AIPM is the professional accreditation in Australia – which can be explored as a student, affiliate membership – with the onus on the student to continue to gain experience to move to a full membership. It does take certain level of experience and continuous learning/certifications/professional development, post the degree and five years’ work experience to be able to attain an associate or full membership. Our understanding currently is that many organisations/work places are willing to support continuous learning today – for graduates to attain full memberships, while gaining work experience. Another option is the PMI (global- also has a Melbourne Chapter) offers student memberships – which is also recognised globally. The student membership can be offered, however, again the onus to continue gaining experience to next level and further certifications are left to students after graduation. The School may offer further training and units for accreditation in a Masters level degree, following the review of our Masters programs.
|MIS201||Business Requirements Analysis|
|MIS352||Business Process Management|
|MIS399||Applied Business Project|
* Waterfront (Geelong) students will be required to undertake one unit in Cloud (online) mode.
Property and Real Estate
Burwood (Melbourne)*, Cloud (online)
The property industry is one of the largest employment areas and is truly global. This major provides the skills and knowledge relating to a broad overview of property and real estate fundamentals.
Professional recognition by the Australian Property Institute and the Royal Institution of Chartered Surveyors can be attained by completing M348 Bachelor of Property and Real Estate degree, D325 Bachelor of Property and Real Estate/Bachelor of Commerce degree, D396 Bachelor of Property and Real Estate/Bachelor of Laws or D336 Bachelor of Construction Management (Honours)/Bachelor of Property and Real Estate.

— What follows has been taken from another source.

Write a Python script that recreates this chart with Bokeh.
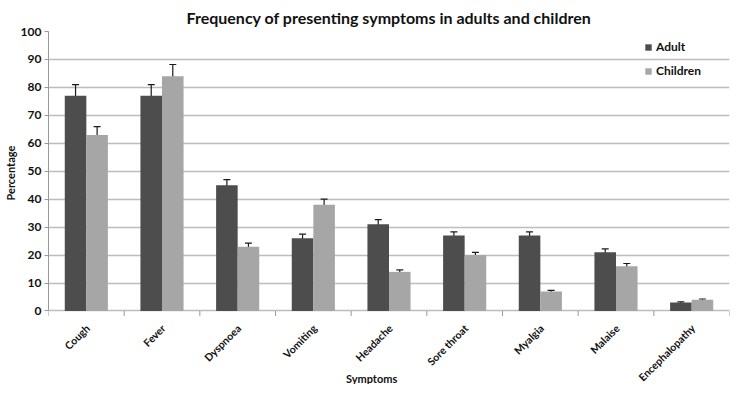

|MMP111||Introduction to Property|
|MMP122||Introduction to Property Development|
|MMP311||Advanced Property Valuation|
|MMP321||Advanced Property Analysis|
*Burwood (Melbourne) students will be required to undertake one unit in Cloud (online) mode.
Sustainable Business Management
Burwood (Melbourne), Cloud (online)
It is now widely recognised that sustainability and corporate social responsibility have become mission critical to all organizations. This requires that organizations address the ‘three pillars’ or ‘triple bottom line’ of sustainability, and seek to reconcile environmental, social, and economic demands. In order to achieve ‘sustainable development’ (i.e. ‘… development that meets the needs of the present without compromising the ability of future generations to meet their own needs’), sustainability will become embedded in the core strategies and operations of organizations globally. This major sequence aims to equip future leaders with the knowledge, mindset and skills for them to be able to manage sustainability, in accordance with the United Nations’ Principles for Responsible Management Education. In doing so it focuses on developing an understanding of the globalised context of contemporary management, and approaches this from a cross-disciplinary perspective by drawing on philosophy, economics, and management theory.
There are varied management careers which this major sequence could lead to including roles such as a Business Development Manager, a Business Operations Supervisor, a Procurement Manager, a Sustainability Product Manager, a Small Business Owner, a Sustainability Consultant or a Sustainability Officer.
|MMM233||Business and the Environment|
|MMM241||Entrepreneurship and Innovation|
plus any two of the following units:
|SHD301||Creating Sustainable Futures|
|SLE308||Policy Instruments for Sustainability|
|SRT112||Sustainable Construction ^|
^ This unit was previously coded MMP112
The eligibility of students for membership of the accrediting body is subject to meeting the requirements of that body and that Deakin makes no representations that individuals will meet those requirements.